::: DATASET CONTENT :::

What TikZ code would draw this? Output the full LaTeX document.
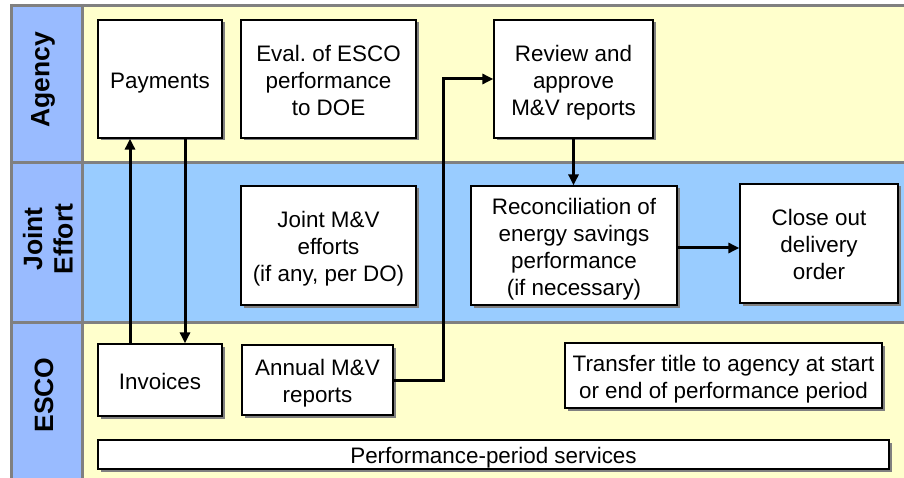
\documentclass[tikz,border=0pt]{standalone}
\usepackage{fontspec}
\setmainfont{Liberation Sans}
\usetikzlibrary{arrows.meta,shadows}
\frenchspacing

\definecolor{lanecol}{RGB}{153,187,255}
\definecolor{jointfill}{RGB}{153,204,255}
\definecolor{partyfill}{RGB}{255,255,204}
\definecolor{framegray}{RGB}{128,128,128}

% centred lines of a task box, with a little extra room above the first line
\newcommand\boxtext[1]{\begin{tabular}{@{}c@{}}\rule{0pt}{26.4pt}#1\end{tabular}}

\tikzset{
  taskbox/.style={draw=black, line width=1.2pt, fill=white,
    font=\fontsize{22.4}{27}\selectfont, inner sep=0pt,
    drop shadow={shadow xshift=2.5pt, shadow yshift=-2.5pt, fill=framegray, opacity=1}},
  lanelabel/.style={rotate=90, align=center, font=\fontsize{26.5}{30.5}\selectfont\bfseries},
  flow/.style={line width=3pt, -{Triangle[length=11pt,width=10pt]}},
  divider/.style={draw=framegray, line width=3pt}
}

\begin{document}
\begin{tikzpicture}[x=1pt, y=-1pt]
  \useasboundingbox (0,0) rectangle (904,478);

  % swimlane backgrounds
  \fill[partyfill] (12,5) rectangle (904,478);
  \fill[jointfill] (82,162) rectangle (904,322);
  \fill[lanecol] (12,5) rectangle (82,478);

  % frame and lane dividers
  \draw[divider] (10,5.3) -- (904,5.3);
  \draw[divider] (11.3,4) -- (11.3,478);
  \draw[divider] (82.3,4) -- (82.3,478);
  \draw[divider] (10,162.5) -- (904,162.5);
  \draw[divider] (10,322.3) -- (904,322.3);

  % lane titles
  \node[lanelabel] (lagency) at (43,80) {Agency};
  \node[lanelabel] (ljoint) at (48,239) {Joint\\Effort};
  \node[lanelabel] (lesco) at (44,395) {ESCO};

  % Agency lane
  \node[taskbox, minimum width=124pt, minimum height=118pt] (pay) at (160,79) {\boxtext{Payments}};
  \node[taskbox, minimum width=175pt, minimum height=118pt] (eval) at (328.5,79) {\boxtext{Eval. of ESCO\\performance\\to DOE}};
  \node[taskbox, minimum width=159pt, minimum height=118pt] (rev) at (573.5,79) {\boxtext{Review and\\approve\\M\&V reports}};

  % Joint effort lane
  \node[taskbox, minimum width=175pt, minimum height=119pt] (jmv) at (328.5,245.5) {\boxtext{Joint M\&V\\efforts\\(if any, per DO)}};
  \node[taskbox, minimum width=206pt, minimum height=119pt] (rec) at (574,245.5) {\boxtext{Reconciliation of\\energy savings\\performance\\(if necessary)}};
  \node[taskbox, minimum width=158pt, minimum height=119pt] (close) at (819,243.5) {\boxtext{Close out\\delivery\\order}};

  % ESCO lane
  \node[taskbox, minimum width=124pt, minimum height=72pt] (inv) at (160,380) {\boxtext{Invoices}};
  \node[taskbox, minimum width=151pt, minimum height=70pt] (ann) at (317.5,380) {\boxtext{Annual M\&V\\reports}};
  \node[taskbox, minimum width=317pt, minimum height=65pt] (title) at (723.5,375.5) {\boxtext{Transfer title to agency at start\\or end of performance period}};
  \node[taskbox, minimum width=791pt, minimum height=29pt] (serv) at (493.5,454.5) {\rule{0pt}{22pt}Performance-period services};

  % connector guides
  \coordinate (upx) at (130,0);
  \coordinate (downx) at (185,0);
  \coordinate (bend) at (443,0);
  \coordinate (recy) at (0,248);

  % connectors
  \draw[flow] (inv.north -| upx) -- (pay.south -| upx);
  \draw[flow] (pay.south -| downx) -- (inv.north -| downx);
  \draw[flow] (ann.east) -| (bend |- rev.west) -- (rev.west);
  \draw[flow] (rev.south) -- (rev.south |- rec.north);
  \draw[flow] (rec.east |- recy) -- (close.west |- recy);
\end{tikzpicture}
\end{document}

:::

▶ **WORK TO COMPLETE**
Write the listing out a second time exactly, dropping all images.

▶ **RESULT OF THIS EXERCISE**
What TikZ code would draw this? Output the full LaTeX document.
\documentclass[tikz,border=0pt]{standalone}
\usepackage{fontspec}
\setmainfont{Liberation Sans}
\usetikzlibrary{arrows.meta,shadows}
\frenchspacing

\definecolor{lanecol}{RGB}{153,187,255}
\definecolor{jointfill}{RGB}{153,204,255}
\definecolor{partyfill}{RGB}{255,255,204}
\definecolor{framegray}{RGB}{128,128,128}

% centred lines of a task box, with a little extra room above the first line
\newcommand\boxtext[1]{\begin{tabular}{@{}c@{}}\rule{0pt}{26.4pt}#1\end{tabular}}

\tikzset{
  taskbox/.style={draw=black, line width=1.2pt, fill=white,
    font=\fontsize{22.4}{27}\selectfont, inner sep=0pt,
    drop shadow={shadow xshift=2.5pt, shadow yshift=-2.5pt, fill=framegray, opacity=1}},
  lanelabel/.style={rotate=90, align=center, font=\fontsize{26.5}{30.5}\selectfont\bfseries},
  flow/.style={line width=3pt, -{Triangle[length=11pt,width=10pt]}},
  divider/.style={draw=framegray, line width=3pt}
}

\begin{document}
\begin{tikzpicture}[x=1pt, y=-1pt]
  \useasboundingbox (0,0) rectangle (904,478);

  % swimlane backgrounds
  \fill[partyfill] (12,5) rectangle (904,478);
  \fill[jointfill] (82,162) rectangle (904,322);
  \fill[lanecol] (12,5) rectangle (82,478);

  % frame and lane dividers
  \draw[divider] (10,5.3) -- (904,5.3);
  \draw[divider] (11.3,4) -- (11.3,478);
  \draw[divider] (82.3,4) -- (82.3,478);
  \draw[divider] (10,162.5) -- (904,162.5);
  \draw[divider] (10,322.3) -- (904,322.3);

  % lane titles
  \node[lanelabel] (lagency) at (43,80) {Agency};
  \node[lanelabel] (ljoint) at (48,239) {Joint\\Effort};
  \node[lanelabel] (lesco) at (44,395) {ESCO};

  % Agency lane
  \node[taskbox, minimum width=124pt, minimum height=118pt] (pay) at (160,79) {\boxtext{Payments}};
  \node[taskbox, minimum width=175pt, minimum height=118pt] (eval) at (328.5,79) {\boxtext{Eval. of ESCO\\performance\\to DOE}};
  \node[taskbox, minimum width=159pt, minimum height=118pt] (rev) at (573.5,79) {\boxtext{Review and\\approve\\M\&V reports}};

  % Joint effort lane
  \node[taskbox, minimum width=175pt, minimum height=119pt] (jmv) at (328.5,245.5) {\boxtext{Joint M\&V\\efforts\\(if any, per DO)}};
  \node[taskbox, minimum width=206pt, minimum height=119pt] (rec) at (574,245.5) {\boxtext{Reconciliation of\\energy savings\\performance\\(if necessary)}};
  \node[taskbox, minimum width=158pt, minimum height=119pt] (close) at (819,243.5) {\boxtext{Close out\\delivery\\order}};

  % ESCO lane
  \node[taskbox, minimum width=124pt, minimum height=72pt] (inv) at (160,380) {\boxtext{Invoices}};
  \node[taskbox, minimum width=151pt, minimum height=70pt] (ann) at (317.5,380) {\boxtext{Annual M\&V\\reports}};
  \node[taskbox, minimum width=317pt, minimum height=65pt] (title) at (723.5,375.5) {\boxtext{Transfer title to agency at start\\or end of performance period}};
  \node[taskbox, minimum width=791pt, minimum height=29pt] (serv) at (493.5,454.5) {\rule{0pt}{22pt}Performance-period services};

  % connector guides
  \coordinate (upx) at (130,0);
  \coordinate (downx) at (185,0);
  \coordinate (bend) at (443,0);
  \coordinate (recy) at (0,248);

  % connectors
  \draw[flow] (inv.north -| upx) -- (pay.south -| upx);
  \draw[flow] (pay.south -| downx) -- (inv.north -| downx);
  \draw[flow] (ann.east) -| (bend |- rev.west) -- (rev.west);
  \draw[flow] (rev.south) -- (rev.south |- rec.north);
  \draw[flow] (rec.east |- recy) -- (close.west |- recy);
\end{tikzpicture}
\end{document}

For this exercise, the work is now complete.